[Set exercise]:
Starting with the first line of the listing, quote each line exactly until and including the one with "const diffSiteLinks = [['ES', 1, 'ES', 0], ['EF', 1, 'BM', 1]];", leaving pictures out.

[Dataset section]:
┄┄┄┄┄┄┄┄┄┄┄┄┄┄┄┄┄┄┄┄

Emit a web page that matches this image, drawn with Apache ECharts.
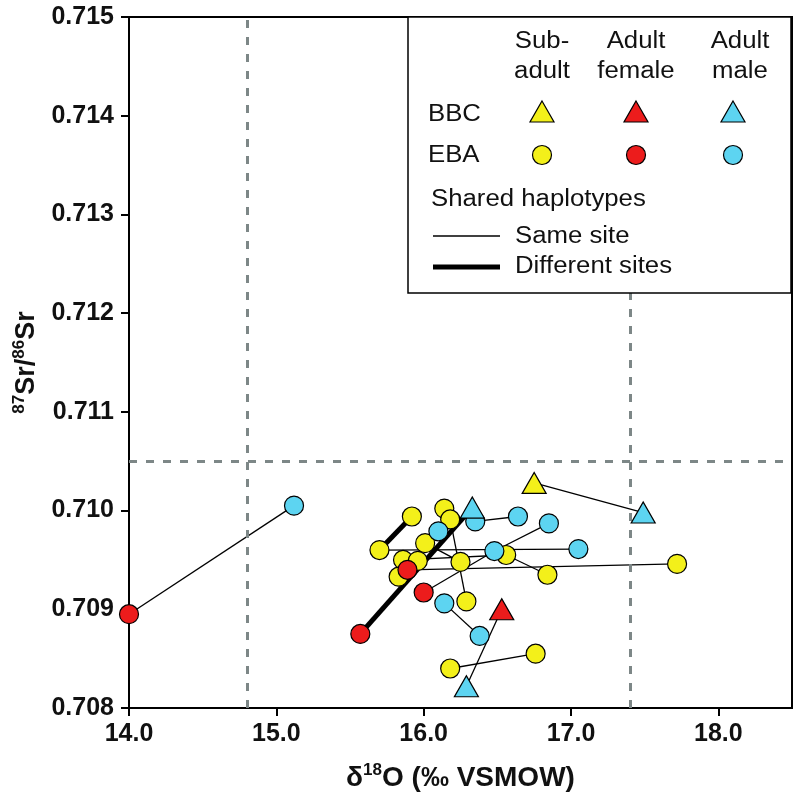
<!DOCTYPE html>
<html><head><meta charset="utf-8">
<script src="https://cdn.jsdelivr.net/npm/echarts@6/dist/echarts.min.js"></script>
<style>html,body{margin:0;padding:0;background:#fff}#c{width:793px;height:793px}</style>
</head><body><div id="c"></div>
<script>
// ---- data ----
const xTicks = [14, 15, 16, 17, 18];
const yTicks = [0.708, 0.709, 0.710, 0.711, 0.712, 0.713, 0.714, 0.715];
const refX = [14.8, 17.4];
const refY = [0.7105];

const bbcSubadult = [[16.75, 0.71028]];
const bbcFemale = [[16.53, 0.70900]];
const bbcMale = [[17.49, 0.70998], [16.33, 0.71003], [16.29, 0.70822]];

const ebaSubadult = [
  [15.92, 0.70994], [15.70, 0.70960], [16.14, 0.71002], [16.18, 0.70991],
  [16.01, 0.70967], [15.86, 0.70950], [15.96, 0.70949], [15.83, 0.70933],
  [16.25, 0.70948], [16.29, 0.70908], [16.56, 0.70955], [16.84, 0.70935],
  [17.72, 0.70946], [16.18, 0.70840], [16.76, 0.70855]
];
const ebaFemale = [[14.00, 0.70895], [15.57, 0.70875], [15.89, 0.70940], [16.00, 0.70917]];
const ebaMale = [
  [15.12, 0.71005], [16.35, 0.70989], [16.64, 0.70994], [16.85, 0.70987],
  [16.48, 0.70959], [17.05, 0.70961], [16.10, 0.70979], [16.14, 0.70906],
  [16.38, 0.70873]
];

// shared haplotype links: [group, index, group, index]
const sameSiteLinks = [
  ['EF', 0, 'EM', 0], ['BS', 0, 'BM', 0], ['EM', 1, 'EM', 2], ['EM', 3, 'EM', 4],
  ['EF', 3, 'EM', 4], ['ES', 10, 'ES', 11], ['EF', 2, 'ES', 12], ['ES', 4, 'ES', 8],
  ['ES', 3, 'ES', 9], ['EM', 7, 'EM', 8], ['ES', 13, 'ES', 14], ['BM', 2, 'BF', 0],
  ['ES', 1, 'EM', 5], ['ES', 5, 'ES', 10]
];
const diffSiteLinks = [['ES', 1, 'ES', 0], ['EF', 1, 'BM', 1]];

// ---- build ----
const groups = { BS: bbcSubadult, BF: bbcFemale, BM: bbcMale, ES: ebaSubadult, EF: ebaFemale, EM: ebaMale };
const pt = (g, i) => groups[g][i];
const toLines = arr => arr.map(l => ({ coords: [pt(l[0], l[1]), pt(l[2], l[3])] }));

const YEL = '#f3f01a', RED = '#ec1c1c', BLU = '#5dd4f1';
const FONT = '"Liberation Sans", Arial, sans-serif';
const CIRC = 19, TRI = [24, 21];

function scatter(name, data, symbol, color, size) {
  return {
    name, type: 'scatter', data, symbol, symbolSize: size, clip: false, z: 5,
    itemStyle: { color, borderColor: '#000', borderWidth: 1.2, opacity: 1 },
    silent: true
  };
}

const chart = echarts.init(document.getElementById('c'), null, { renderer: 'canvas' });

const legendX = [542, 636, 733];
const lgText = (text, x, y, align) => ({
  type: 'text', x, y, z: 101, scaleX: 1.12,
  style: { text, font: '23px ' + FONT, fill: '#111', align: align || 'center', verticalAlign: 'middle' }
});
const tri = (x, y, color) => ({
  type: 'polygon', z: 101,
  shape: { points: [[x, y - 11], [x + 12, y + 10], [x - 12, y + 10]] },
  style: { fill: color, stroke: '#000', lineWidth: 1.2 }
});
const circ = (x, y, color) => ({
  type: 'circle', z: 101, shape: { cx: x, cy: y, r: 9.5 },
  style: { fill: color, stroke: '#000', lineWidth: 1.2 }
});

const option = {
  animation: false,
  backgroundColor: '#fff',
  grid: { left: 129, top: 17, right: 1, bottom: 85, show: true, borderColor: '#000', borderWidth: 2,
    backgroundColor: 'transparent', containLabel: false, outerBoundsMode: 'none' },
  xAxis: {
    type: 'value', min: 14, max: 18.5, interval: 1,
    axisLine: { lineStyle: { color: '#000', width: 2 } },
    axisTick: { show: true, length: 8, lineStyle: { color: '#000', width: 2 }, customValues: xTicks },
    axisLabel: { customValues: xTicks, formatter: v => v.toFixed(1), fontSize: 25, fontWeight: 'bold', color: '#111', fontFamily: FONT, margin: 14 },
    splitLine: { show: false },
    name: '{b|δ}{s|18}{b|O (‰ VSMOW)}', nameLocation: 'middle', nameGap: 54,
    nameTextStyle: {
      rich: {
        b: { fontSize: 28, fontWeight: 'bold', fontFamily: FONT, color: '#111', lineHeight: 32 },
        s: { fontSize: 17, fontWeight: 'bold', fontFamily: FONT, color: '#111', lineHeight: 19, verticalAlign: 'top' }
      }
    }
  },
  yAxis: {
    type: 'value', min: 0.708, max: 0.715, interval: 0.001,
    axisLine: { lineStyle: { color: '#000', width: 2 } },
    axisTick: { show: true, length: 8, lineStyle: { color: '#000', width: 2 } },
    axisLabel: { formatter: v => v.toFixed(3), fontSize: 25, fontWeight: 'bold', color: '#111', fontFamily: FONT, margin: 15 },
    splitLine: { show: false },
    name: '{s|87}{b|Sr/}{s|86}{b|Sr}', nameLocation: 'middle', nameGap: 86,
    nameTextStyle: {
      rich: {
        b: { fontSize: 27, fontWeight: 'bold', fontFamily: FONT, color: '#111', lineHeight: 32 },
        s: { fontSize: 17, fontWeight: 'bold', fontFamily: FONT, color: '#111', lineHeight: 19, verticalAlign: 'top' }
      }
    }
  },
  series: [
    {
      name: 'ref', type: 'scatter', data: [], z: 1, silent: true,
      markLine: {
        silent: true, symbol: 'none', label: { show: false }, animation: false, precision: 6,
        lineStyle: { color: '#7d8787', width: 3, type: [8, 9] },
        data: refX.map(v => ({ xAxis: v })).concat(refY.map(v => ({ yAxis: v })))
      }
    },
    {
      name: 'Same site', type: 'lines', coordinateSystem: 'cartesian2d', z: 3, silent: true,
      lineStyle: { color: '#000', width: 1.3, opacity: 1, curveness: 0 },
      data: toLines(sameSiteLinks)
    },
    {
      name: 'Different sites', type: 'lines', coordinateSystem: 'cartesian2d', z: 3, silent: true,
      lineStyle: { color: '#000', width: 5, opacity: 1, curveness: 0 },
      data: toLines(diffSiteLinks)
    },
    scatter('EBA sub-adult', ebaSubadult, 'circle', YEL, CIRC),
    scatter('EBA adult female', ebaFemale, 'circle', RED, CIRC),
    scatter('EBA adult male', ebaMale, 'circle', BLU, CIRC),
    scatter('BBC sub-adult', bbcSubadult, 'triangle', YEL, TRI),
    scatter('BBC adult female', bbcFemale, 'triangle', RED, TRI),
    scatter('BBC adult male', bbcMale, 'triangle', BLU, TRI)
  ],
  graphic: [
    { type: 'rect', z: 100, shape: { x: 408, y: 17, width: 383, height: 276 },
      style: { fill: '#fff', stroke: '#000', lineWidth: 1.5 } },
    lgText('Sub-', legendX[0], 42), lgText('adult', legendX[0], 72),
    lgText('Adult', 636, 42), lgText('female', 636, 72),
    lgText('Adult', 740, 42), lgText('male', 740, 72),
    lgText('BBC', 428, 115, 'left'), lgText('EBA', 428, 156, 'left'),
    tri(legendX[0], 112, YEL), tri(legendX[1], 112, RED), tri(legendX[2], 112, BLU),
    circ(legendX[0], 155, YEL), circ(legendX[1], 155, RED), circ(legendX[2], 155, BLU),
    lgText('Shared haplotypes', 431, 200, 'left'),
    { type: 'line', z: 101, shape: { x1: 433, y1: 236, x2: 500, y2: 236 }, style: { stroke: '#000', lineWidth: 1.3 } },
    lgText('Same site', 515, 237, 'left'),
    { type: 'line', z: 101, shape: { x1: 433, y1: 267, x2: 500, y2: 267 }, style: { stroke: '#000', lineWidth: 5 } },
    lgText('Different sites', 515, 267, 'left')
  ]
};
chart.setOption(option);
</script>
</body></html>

┄┄┄┄┄┄┄┄┄┄┄┄┄┄┄┄┄┄┄┄

[Finished task]:
Emit a web page that matches this image, drawn with Apache ECharts.
<!DOCTYPE html>
<html><head><meta charset="utf-8">
<script src="https://cdn.jsdelivr.net/npm/echarts@6/dist/echarts.min.js"></script>
<style>html,body{margin:0;padding:0;background:#fff}#c{width:793px;height:793px}</style>
</head><body><div id="c"></div>
<script>
// ---- data ----
const xTicks = [14, 15, 16, 17, 18];
const yTicks = [0.708, 0.709, 0.710, 0.711, 0.712, 0.713, 0.714, 0.715];
const refX = [14.8, 17.4];
const refY = [0.7105];

const bbcSubadult = [[16.75, 0.71028]];
const bbcFemale = [[16.53, 0.70900]];
const bbcMale = [[17.49, 0.70998], [16.33, 0.71003], [16.29, 0.70822]];

const ebaSubadult = [
  [15.92, 0.70994], [15.70, 0.70960], [16.14, 0.71002], [16.18, 0.70991],
  [16.01, 0.70967], [15.86, 0.70950], [15.96, 0.70949], [15.83, 0.70933],
  [16.25, 0.70948], [16.29, 0.70908], [16.56, 0.70955], [16.84, 0.70935],
  [17.72, 0.70946], [16.18, 0.70840], [16.76, 0.70855]
];
const ebaFemale = [[14.00, 0.70895], [15.57, 0.70875], [15.89, 0.70940], [16.00, 0.70917]];
const ebaMale = [
  [15.12, 0.71005], [16.35, 0.70989], [16.64, 0.70994], [16.85, 0.70987],
  [16.48, 0.70959], [17.05, 0.70961], [16.10, 0.70979], [16.14, 0.70906],
  [16.38, 0.70873]
];

// shared haplotype links: [group, index, group, index]
const sameSiteLinks = [
  ['EF', 0, 'EM', 0], ['BS', 0, 'BM', 0], ['EM', 1, 'EM', 2], ['EM', 3, 'EM', 4],
  ['EF', 3, 'EM', 4], ['ES', 10, 'ES', 11], ['EF', 2, 'ES', 12], ['ES', 4, 'ES', 8],
  ['ES', 3, 'ES', 9], ['EM', 7, 'EM', 8], ['ES', 13, 'ES', 14], ['BM', 2, 'BF', 0],
  ['ES', 1, 'EM', 5], ['ES', 5, 'ES', 10]
];
const diffSiteLinks = [['ES', 1, 'ES', 0], ['EF', 1, 'BM', 1]];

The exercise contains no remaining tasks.